Transaction completes monetization of ITCs tied to six RNG projects.

Clean Energy Fuels announced the completion of a $29.5 million sale of investment tax credits (ITC) through its joint venture, CE bp Renew, formed with BP Products North America Inc. The deal marks the third and final transaction tied to the company’s portfolio of six operating renewable natural gas (RNG) projects.

The credits were generated by four of Clean Energy’s dairy RNG facilities: Ash Grove, Marshall Ridge, VF Renewables, and Tri Cross, located in Minnesota, Iowa, and South Dakota, all in key U.S. agricultural regions. Together, these sites have the capacity to produce an estimated 3.9 million gallons annually of negative carbon-intensity RNG, primarily used to fuel heavy-duty transportation fleets.

“This transaction highlights the value of our renewable natural gas development portfolio,” said Clay Corbus, Senior Vice President and Head of Renewable Fuels at Clean Energy. “As the third successful transaction to fully monetize our RNG projects, it’s a milestone which reflects market confidence and positions Clean Energy for further growth in the clean fuel sector.”

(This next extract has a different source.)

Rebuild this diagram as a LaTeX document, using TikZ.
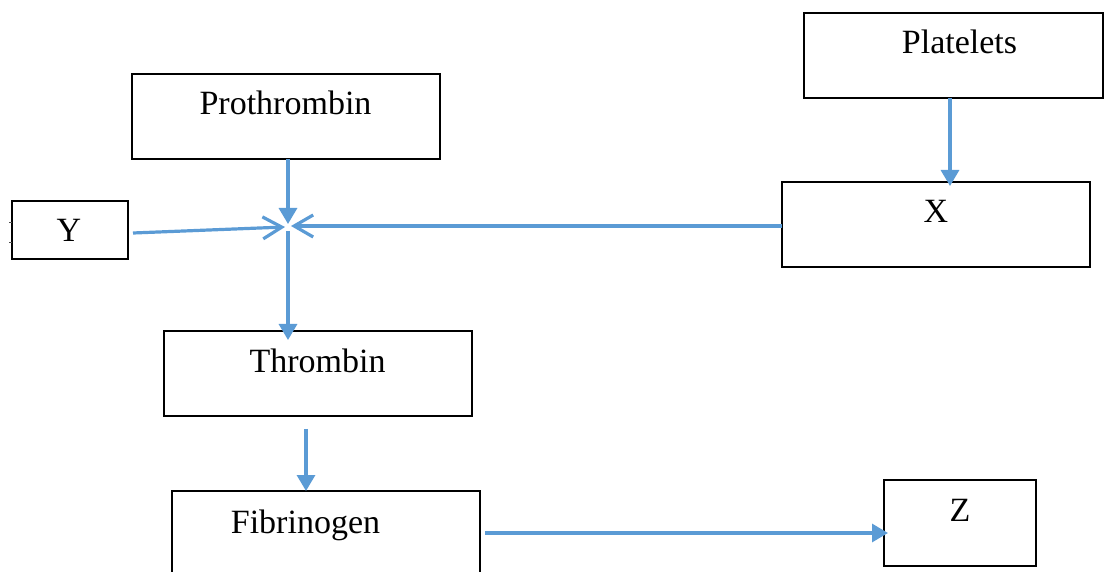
\documentclass[tikz,border=0pt]{standalone}
\usepackage{fontspec}
\setmainfont{Liberation Serif}
\usetikzlibrary{arrows.meta}
\definecolor{arrowblue}{HTML}{5B9BD5}
\begin{document}
\begin{tikzpicture}[x=0.5pt,y=-0.5pt,
  box/.style={draw=black,line width=0.7pt,inner sep=0pt,outer sep=0pt},
  lbl/.style={anchor=base,font=\fontsize{17}{20}\selectfont,inner sep=0pt},
  flow/.style={draw=arrowblue,line width=1.6pt,-{Triangle[length=8pt,width=9pt]}},
  vflow/.style={draw=arrowblue,line width=1.6pt,-{Straight Barb[length=9.5pt,width=11pt]}}]
\useasboundingbox (0,0) rectangle (1104,572);
% boxes
\node[box,minimum width=154pt,minimum height=42.5pt] (pro) at (286,116.5) {};
\node[box,minimum width=149.5pt,minimum height=42.5pt] (plt) at (953.5,55.5) {};
\node[box,minimum width=58pt,minimum height=29pt] (ybox) at (70,230) {};
\node[box,minimum width=154pt,minimum height=42.5pt] (xbox) at (936,224.5) {};
\node[box,minimum width=154pt,minimum height=42.5pt] (thr) at (318,373.5) {};
\node[box,minimum width=154pt,minimum height=43pt] (fib) at (326,534) {};
\node[box,minimum width=76pt,minimum height=43pt] (zbox) at (960,523) {};
% labels
\node[lbl] (tpro) at (285.5,115) {Prothrombin};
\node[lbl] (tplt) at (959.5,54) {Platelets};
\node[lbl] (ty) at (69,242) {Y};
\node[lbl] (tx) at (936,223) {X};
\node[lbl] (tthr) at (317.5,373) {Thrombin};
\node[lbl] (tfib) at (305.5,533) {Fibrinogen};
\node[lbl] (tz) at (960,521) {Z};
% small ticks at left of Y box
\draw[black!70,line width=0.4pt] (9,222) -- (ybox.west |- 0,222);
\draw[black!70,line width=0.4pt] (9,242) -- (ybox.west |- 0,242);
% junction coordinates
\coordinate (j) at (288,227);
\coordinate (jt) at (288,224);
\coordinate (jl) at (285,227);
\coordinate (jr) at (291,226);
\coordinate (jb) at (288,231);
\coordinate (tt) at (306,429);
\coordinate (px) at (950,98);
% connectors
\draw[flow] (pro.south -| j) -- (jt);
\draw[vflow] ([xshift=2.5pt,yshift=-1.5pt]ybox.east) -- (jl);
\draw[vflow] ([yshift=-0.75pt]xbox.west) -- (jr);
\draw[flow] (jb) -- ([yshift=-4.5pt]thr.north -| jb);
\draw[flow] (tt) -- (fib.north -| tt);
\draw[flow] (plt.south -| px) -- ([yshift=-2pt]xbox.north -| px);
\draw[flow] ([xshift=2.5pt,yshift=0.5pt]fib.east) -- ([xshift=2pt,yshift=0.5pt]fib.east -| zbox.west);
\end{tikzpicture}
\end{document}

With this latest transaction, Clean Energy has completed the monetization of all ITCs associated with its current RNG operations.

As one of the largest providers of RNG in the United States, Clean Energy Fuels aims to decarbonize transport by converting methane from organic waste into sustainable fuel. The company supports thousands of low-emission vehicles via a widespread network of fueling stations across the U.S. and Canada, as well as RNG production facilities based on dairy farms.